Taylor writes that "in the 12 months that followed the Brexit vote, the EU made more progress on paper towards establishing a European defense union than in the previous quarter century." While he notes the removal of British "obstructions" will smooth decision-making, he also counsels Berlin and Paris to maintain cooperation with the UK, Europe's biggest spender on defense.

Now or never

While his book seeks to outline deficits in Germany's defense structures and debunk outdated thinking, Taylor also believes the "stars have rarely, if ever, been better aligned for a major advance."

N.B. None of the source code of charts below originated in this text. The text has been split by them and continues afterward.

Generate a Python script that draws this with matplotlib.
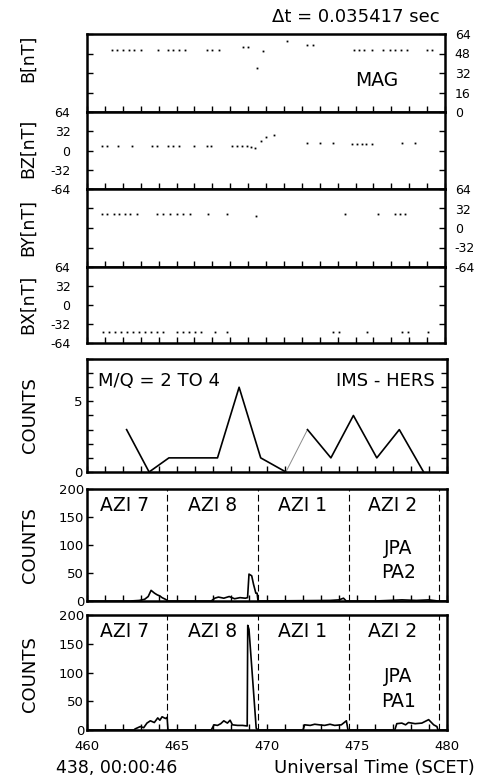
import matplotlib.pyplot as plt

# --- data ---
b_t = [461.4, 461.7, 462.0, 462.35, 462.65, 463.0, 463.95, 464.5, 464.8, 465.15, 465.5,
       466.7, 467.0, 467.35, 468.7, 469.0, 469.5, 469.85, 471.2, 472.3, 472.65,
       474.9, 475.2, 475.5, 475.9, 476.55, 476.9, 477.2, 477.55, 477.9, 479.0, 479.3]
b_v = [51, 51, 51, 51, 51, 51, 51, 51, 51, 51, 51,
       51, 51, 51, 53, 53, 36, 50, 58.5, 55, 55,
       51, 51, 51, 51, 51, 51, 51, 51, 51, 51, 51]

bz_t = [460.82, 461.14, 461.75, 462.49, 463.61, 463.89, 464.54, 464.82, 465.14, 465.98,
        466.72, 466.91, 468.08, 468.36, 468.64, 468.92, 469.14, 469.39, 469.7, 470.0, 470.45,
        472.27, 473.02, 473.76, 474.79, 475.07, 475.35, 475.6, 475.9, 477.58, 478.32]
bz_v = [8, 8, 8, 8, 8, 8, 8, 8, 8, 8,
        8, 8, 7, 7, 7, 7, 6, 4, 15, 22, 25,
        12, 12, 12, 11, 11, 11, 11, 11, 12, 12]

by_t = [460.82, 461.14, 461.5, 461.8, 462.1, 462.4, 462.78, 463.89, 464.26, 464.64,
        465.01, 465.38, 465.75, 466.78, 467.8, 469.44, 474.41, 476.27, 477.2, 477.49, 477.77]
by_v = [23, 23, 23, 23, 23, 23, 23, 23, 23, 23,
        23, 23, 23, 23, 23, 19, 23, 23, 23, 23, 23]

bx_t = [460.88, 461.22, 461.55, 461.89, 462.22, 462.56, 462.89, 463.23, 463.56, 463.9, 464.23,
        465.01, 465.34, 465.68, 466.01, 466.35, 467.15, 467.8,
        473.76, 474.1, 475.62, 477.58, 477.95, 479.07]
bx_v = [-45, -45, -45, -45, -45, -45, -45, -45, -45, -45, -45,
        -45, -45, -45, -45, -45, -45, -45,
        -45, -45, -45, -45, -45, -45]

ims_t = [462.2, 463.45, 464.55, 465.9, 467.25, 468.45, 469.65, 471.05,
         472.25, 473.55, 474.8, 476.1, 477.35, 478.7]
ims_c = [3, 0, 1, 1, 1, 6, 1, 0, 3, 1, 4, 1, 3, 0]

pa2_t = [460.0, 462.4, 462.9, 463.2, 463.4, 463.56, 463.75, 463.9, 464.05, 464.17, 464.36, 464.5,
         466.9, 467.1, 467.3, 467.6, 467.9, 468.2, 468.5, 468.8, 468.92, 469.0, 469.15,
         469.25, 469.38, 469.45, 469.5, 473.5, 474.0, 474.25, 474.4,
         476.0, 476.8, 477.5, 478.3, 479.0, 479.5, 480.0]
pa2_c = [0, 0, 1, 3, 8, 19, 14, 11, 9, 6, 3, 0,
         0, 5, 7, 5, 8, 4, 6, 5, 6, 48, 45,
         30, 14, 14, 0, 1, 2, 5, 0,
         0, 1, 2, 1, 2, 0, 0]

pa1_t = [460.0, 462.6, 462.68, 462.96, 463.15, 463.33, 463.52, 463.74, 463.93, 464.05, 464.17,
         464.36, 464.45, 464.5, 466.9, 467.06, 467.25, 467.43, 467.6, 467.8, 467.95, 468.08,
         468.36, 468.64, 468.9, 468.93, 469.0, 469.4, 469.5,
         472.0, 472.09, 472.4, 472.65, 472.9, 473.2, 473.5, 473.76, 474.13, 474.41, 474.5,
         477.1, 477.21, 477.49, 477.7, 477.86, 478.23, 478.6, 478.98, 479.26, 479.44, 479.5, 480.0]
pa1_c = [0, 0, 2, 6, 4, 12, 16, 13, 21, 17, 23,
         20, 22, 0, 0, 9, 8, 11, 16, 12, 17, 9,
         8, 8, 7, 182, 175, 3, 0,
         0, 9, 8, 10, 9, 8, 10, 8, 9, 16, 0,
         0, 11, 12, 9, 13, 11, 12, 18, 9, 6, 0, 0]

azi_pos = [462.1, 466.95, 471.95, 476.95]
azi_labels = ["AZI 7", "AZI 8", "AZI 1", "AZI 2"]
sector_lines = [464.45, 469.5, 474.55, 479.55]

mag_ticks = [[0, 16, 32, 48, 64], [-64, -32, 0, 32, 64]]

plt.rcParams['font.family'] = ['DejaVu Sans']
plt.rcParams['axes.unicode_minus'] = False
fig = plt.figure(figsize=(4.84, 7.82), dpi=100)


def box(l, t, r, b):
    return [l / 484, 1 - b / 782, (r - l) / 484, (b - t) / 782]


def style(ax, xlabels=False):
    for s in ax.spines.values():
        s.set_linewidth(1.8)
    ax.set_xlim(460, 480)
    ax.set_xticks(range(460, 481))
    if xlabels:
        ax.set_xticklabels([str(v) if v % 5 == 0 else "" for v in range(460, 481)])
    else:
        ax.set_xticklabels([])
    ax.tick_params(axis='x', direction='in', length=4, width=1, top=False,
                   labelsize=9.5, pad=7)


# MAG panels
mag = [
    (box(87, 34, 445, 112), b_t, b_v, (0, 64), mag_ticks[0], 'right', "B[nT]", 58),
    (box(87, 112, 445, 189), bz_t, bz_v, (-64, 64), mag_ticks[1], 'left', "BZ[nT]", 148),
    (box(87, 189, 445, 267), by_t, by_v, (-64, 64), mag_ticks[1], 'right', "BY[nT]", 228),
    (box(87, 267, 445, 343), bx_t, bx_v, (-64, 64), mag_ticks[1], 'left', "BX[nT]", 304),
]
for pos, t, v, yl, yt, side, lab, yc in mag:
    ax = fig.add_axes(pos)
    ax.plot(t, v, ls='none', marker='s', ms=1.3, mew=0, color='k')
    style(ax)
    ax.set_ylim(*yl)
    ax.set_yticks(yt)
    ax.tick_params(axis='y', direction='in', length=4, width=1, left=True, right=True,
                   labelleft=(side == 'left'), labelright=(side == 'right'),
                   labelsize=9, pad=(12 if side == 'left' else 7))
    fig.text(28 / 484, 1 - yc / 782, lab, rotation=90, ha='center', va='center', fontsize=12.5)
    if lab == "B[nT]":
        ax.text(476.2, 26, "MAG", fontsize=13.5, ha='center', va='center')

fig.text(356 / 484, 1 - 17 / 782, "\u0394t = 0.035417 sec", ha='center', va='center', fontsize=13)

# IMS-HERS
ax = fig.add_axes(box(87, 359, 447, 472))
ax.plot(ims_t[:8], ims_c[:8], color='k', lw=1.2)
ax.plot(ims_t[7:9], ims_c[7:9], color='0.55', lw=0.7)
ax.plot(ims_t[8:], ims_c[8:], color='k', lw=1.2)
style(ax)
ax.set_ylim(0, 8)
ax.set_yticks(range(0, 9))
ax.set_yticklabels([str(v) if v in (0, 5) else "" for v in range(0, 9)])
ax.tick_params(axis='y', direction='in', length=4, width=1, right=True,
               labelsize=9.5, pad=3)
ax.text(460.6, 6.45, "M/Q = 2 TO 4", fontsize=13, ha='left', va='center')
ax.text(479.3, 6.45, "IMS - HERS", fontsize=13, ha='right', va='center')
fig.text(30 / 484, 1 - 415 / 782, "COUNTS", rotation=90, ha='center', va='center', fontsize=13)

# JPA panels
for pos, t, c, pa, yc, last in [
    (box(87, 489, 447, 601), pa2_t, pa2_c, "PA2", 545, False),
    (box(87, 615, 447, 730), pa1_t, pa1_c, "PA1", 674, True),
]:
    ax = fig.add_axes(pos)
    ax.plot(t, c, color='k', lw=1.2)
    for x in sector_lines:
        ax.axvline(x, color='k', lw=0.8, ls=(0, (6, 3)))
    style(ax, xlabels=last)
    ax.set_ylim(0, 200)
    ax.set_yticks([0, 50, 100, 150, 200])
    ax.tick_params(axis='y', direction='in', length=4, width=1, labelsize=9.5, pad=2)
    for x, s in zip(azi_pos, azi_labels):
        ax.text(x, 171, s, fontsize=13.5, ha='center', va='center')
    ax.text(477.3, 93, "JPA", fontsize=13.5, ha='center', va='center')
    ax.text(477.3, 50, pa, fontsize=13.5, ha='center', va='center')
    fig.text(30 / 484, 1 - yc / 782, "COUNTS", rotation=90, ha='center', va='center', fontsize=13)

fig.text(117 / 484, 1 - 768 / 782, "438, 00:00:46", ha='center', va='center', fontsize=12.5)
fig.text(374 / 484, 1 - 768 / 782, "Universal Time (SCET)", ha='center', va='center', fontsize=13)

fig.savefig("out.png", dpi=100)
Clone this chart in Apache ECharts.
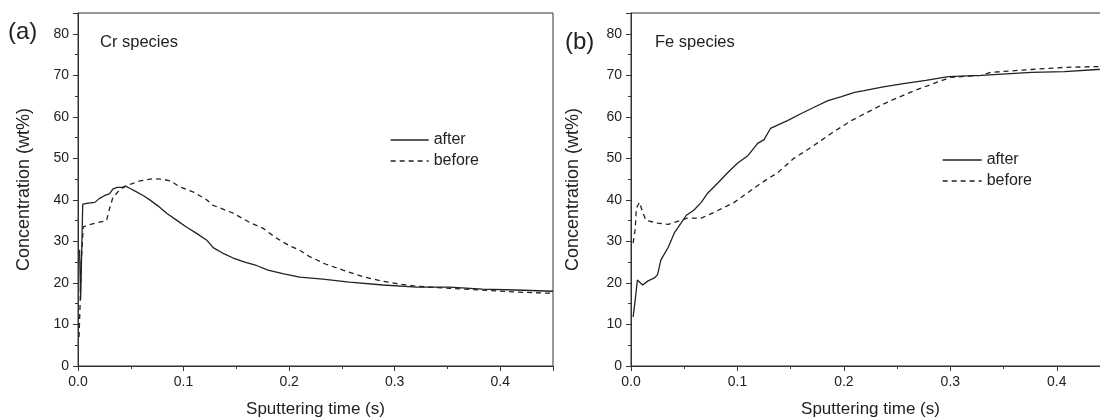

This, however, will require Germany and France agreeing on what the threat priorities are and how to best combat them. "The bargain needs to bridge France's priority for swift 'hard security' interventions with Germany’s preference for a holistic approach aimed at preventing conflicts, and providing tools for post-conflict stabilization, state-building and reconstruction," Taylor writes. But "if Europe’s two leading founder members can strike a compromise," he concludes, "most other member states will be eager to go along."